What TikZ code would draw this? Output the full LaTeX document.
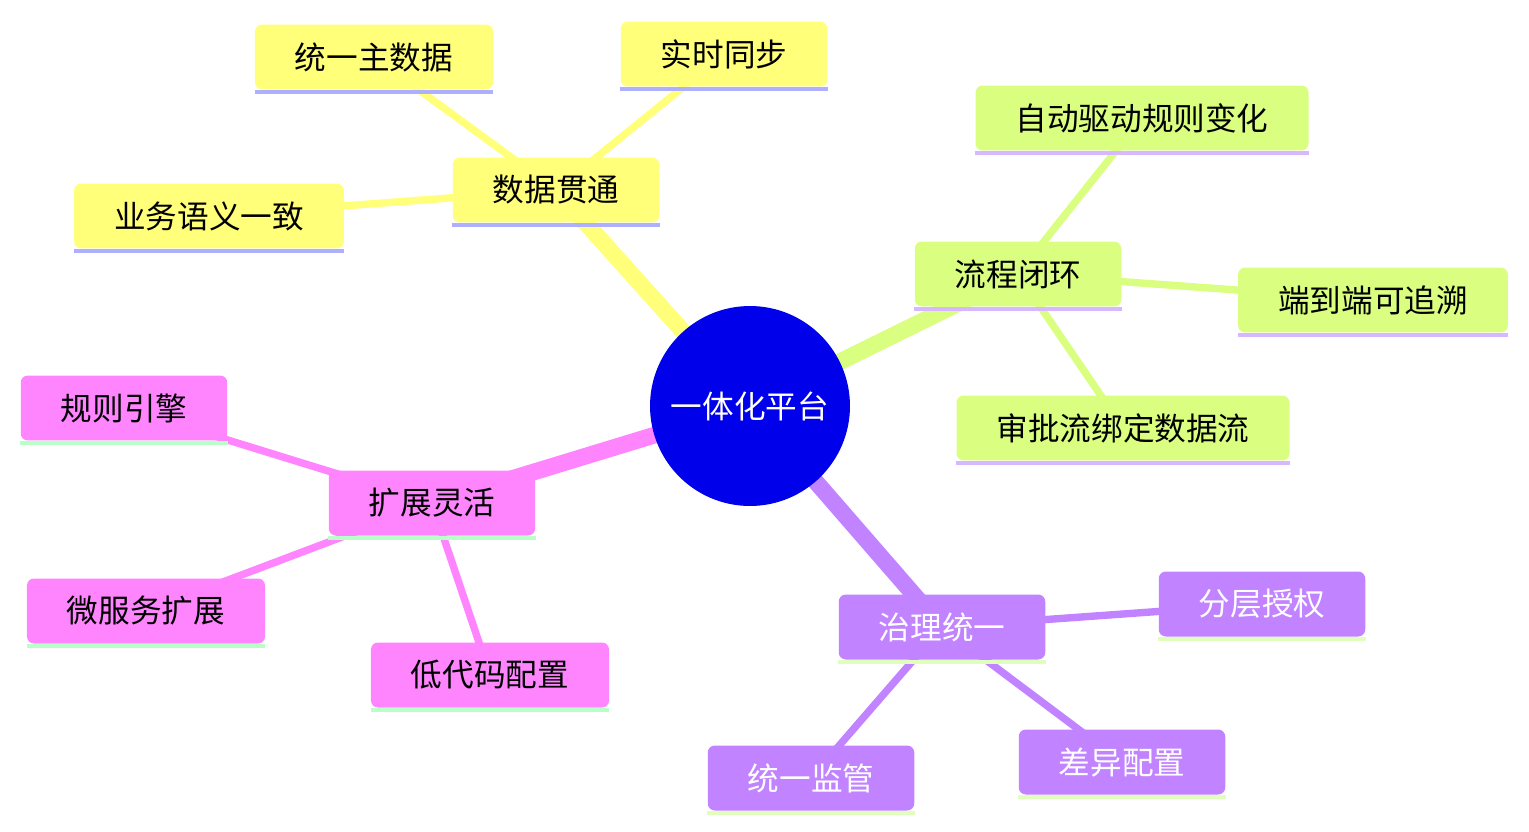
\documentclass[tikz,border=0pt]{standalone}
\usepackage{fontspec}
\setmainfont{Noto Sans CJK SC}
\usetikzlibrary{backgrounds}
\definecolor{Root}{HTML}{0000EA}
\definecolor{SecA}{HTML}{FFFF7A}
\definecolor{SecB}{HTML}{DAFF80}
\definecolor{SecC}{HTML}{C183FF}
\definecolor{SecD}{HTML}{FF85FF}
\definecolor{LineA}{HTML}{AFAFFF}
\definecolor{LineB}{HTML}{D7B8FF}
\definecolor{LineC}{HTML}{E0FFBC}
\definecolor{LineD}{HTML}{B8FFC8}
\tikzset{
 topic/.style={rounded corners=4pt,inner xsep=0.8cm,minimum height=1.3cm,font=\fontsize{18}{20}\selectfont,inner ysep=0pt},
 hub/.style={circle,fill=Root,minimum size=4cm,text=white,font=\fontsize{18}{20}\selectfont,inner sep=0pt},
 main/.style={line width=9.5pt},
 twig/.style={line width=4.2pt},
 rule/.style={line width=2.6pt}
}
\begin{document}
\begin{tikzpicture}[x=0.02cm,y=-0.02cm]
\useasboundingbox (0,0) rectangle (1529,832);
\node[hub] (root) at (750,406) {一体化平台};
% data
\node[topic,fill=SecA] (data) at (556,190) {数据贯通};
\node[topic,fill=SecA] (master) at (374,57) {统一主数据};
\node[topic,fill=SecA] (sync) at (724,54) {实时同步};
\node[topic,fill=SecA] (sem) at (209,216) {业务语义一致};
% flow
\node[topic,fill=SecB] (flow) at (1018,274) {流程闭环};
\node[topic,fill=SecB] (auto) at (1142,118) {自动驱动规则变化};
\node[topic,fill=SecB] (trace) at (1373,300) {端到端可追溯};
\node[topic,fill=SecB] (bind) at (1123,428) {审批流绑定数据流};
% governance
\node[topic,fill=SecC,text=white] (gov) at (942,627) {治理统一};
\node[topic,fill=SecC,text=white] (auth) at (1262,604) {分层授权};
\node[topic,fill=SecC,text=white] (watch) at (811,778) {统一监管};
\node[topic,fill=SecC,text=white] (diff) at (1122,762) {差异配置};
% extension
\node[topic,fill=SecD] (ext) at (432,503) {扩展灵活};
\node[topic,fill=SecD] (engine) at (124,408) {规则引擎};
\node[topic,fill=SecD] (micro) at (146,611) {微服务扩展};
\node[topic,fill=SecD] (lowcode) at (490,675) {低代码配置};
\begin{scope}[on background layer]
\foreach \x/\c in {data/SecA,flow/SecB,gov/SecC,ext/SecD} \draw[main,\c] (root.center)--(\x.center);
\foreach \x/\y/\c in {data/master/SecA,data/sync/SecA,data/sem/SecA,flow/auto/SecB,flow/trace/SecB,flow/bind/SecB,gov/auth/SecC,gov/watch/SecC,gov/diff/SecC,ext/engine/SecD,ext/micro/SecD,ext/lowcode/SecD} \draw[twig,\c] (\x.center)--(\y.center);
\end{scope}
\foreach \x/\c in {data/LineA,master/LineA,sync/LineA,sem/LineA,flow/LineB,auto/LineB,trace/LineB,bind/LineB,gov/LineC,auth/LineC,watch/LineC,diff/LineC,ext/LineD,engine/LineD,micro/LineD,lowcode/LineD} \draw[rule,\c] ([yshift=-1.3pt]\x.south west)--([yshift=-1.3pt]\x.south east);
\end{tikzpicture}
\end{document}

## Instructions to follow
Retype the whole listing, keeping every line identical and omitting all pictures.

## Response
What TikZ code would draw this? Output the full LaTeX document.
\documentclass[tikz,border=0pt]{standalone}
\usepackage{fontspec}
\setmainfont{Noto Sans CJK SC}
\usetikzlibrary{backgrounds}
\definecolor{Root}{HTML}{0000EA}
\definecolor{SecA}{HTML}{FFFF7A}
\definecolor{SecB}{HTML}{DAFF80}
\definecolor{SecC}{HTML}{C183FF}
\definecolor{SecD}{HTML}{FF85FF}
\definecolor{LineA}{HTML}{AFAFFF}
\definecolor{LineB}{HTML}{D7B8FF}
\definecolor{LineC}{HTML}{E0FFBC}
\definecolor{LineD}{HTML}{B8FFC8}
\tikzset{
 topic/.style={rounded corners=4pt,inner xsep=0.8cm,minimum height=1.3cm,font=\fontsize{18}{20}\selectfont,inner ysep=0pt},
 hub/.style={circle,fill=Root,minimum size=4cm,text=white,font=\fontsize{18}{20}\selectfont,inner sep=0pt},
 main/.style={line width=9.5pt},
 twig/.style={line width=4.2pt},
 rule/.style={line width=2.6pt}
}
\begin{document}
\begin{tikzpicture}[x=0.02cm,y=-0.02cm]
\useasboundingbox (0,0) rectangle (1529,832);
\node[hub] (root) at (750,406) {一体化平台};
% data
\node[topic,fill=SecA] (data) at (556,190) {数据贯通};
\node[topic,fill=SecA] (master) at (374,57) {统一主数据};
\node[topic,fill=SecA] (sync) at (724,54) {实时同步};
\node[topic,fill=SecA] (sem) at (209,216) {业务语义一致};
% flow
\node[topic,fill=SecB] (flow) at (1018,274) {流程闭环};
\node[topic,fill=SecB] (auto) at (1142,118) {自动驱动规则变化};
\node[topic,fill=SecB] (trace) at (1373,300) {端到端可追溯};
\node[topic,fill=SecB] (bind) at (1123,428) {审批流绑定数据流};
% governance
\node[topic,fill=SecC,text=white] (gov) at (942,627) {治理统一};
\node[topic,fill=SecC,text=white] (auth) at (1262,604) {分层授权};
\node[topic,fill=SecC,text=white] (watch) at (811,778) {统一监管};
\node[topic,fill=SecC,text=white] (diff) at (1122,762) {差异配置};
% extension
\node[topic,fill=SecD] (ext) at (432,503) {扩展灵活};
\node[topic,fill=SecD] (engine) at (124,408) {规则引擎};
\node[topic,fill=SecD] (micro) at (146,611) {微服务扩展};
\node[topic,fill=SecD] (lowcode) at (490,675) {低代码配置};
\begin{scope}[on background layer]
\foreach \x/\c in {data/SecA,flow/SecB,gov/SecC,ext/SecD} \draw[main,\c] (root.center)--(\x.center);
\foreach \x/\y/\c in {data/master/SecA,data/sync/SecA,data/sem/SecA,flow/auto/SecB,flow/trace/SecB,flow/bind/SecB,gov/auth/SecC,gov/watch/SecC,gov/diff/SecC,ext/engine/SecD,ext/micro/SecD,ext/lowcode/SecD} \draw[twig,\c] (\x.center)--(\y.center);
\end{scope}
\foreach \x/\c in {data/LineA,master/LineA,sync/LineA,sem/LineA,flow/LineB,auto/LineB,trace/LineB,bind/LineB,gov/LineC,auth/LineC,watch/LineC,diff/LineC,ext/LineD,engine/LineD,micro/LineD,lowcode/LineD} \draw[rule,\c] ([yshift=-1.3pt]\x.south west)--([yshift=-1.3pt]\x.south east);
\end{tikzpicture}
\end{document}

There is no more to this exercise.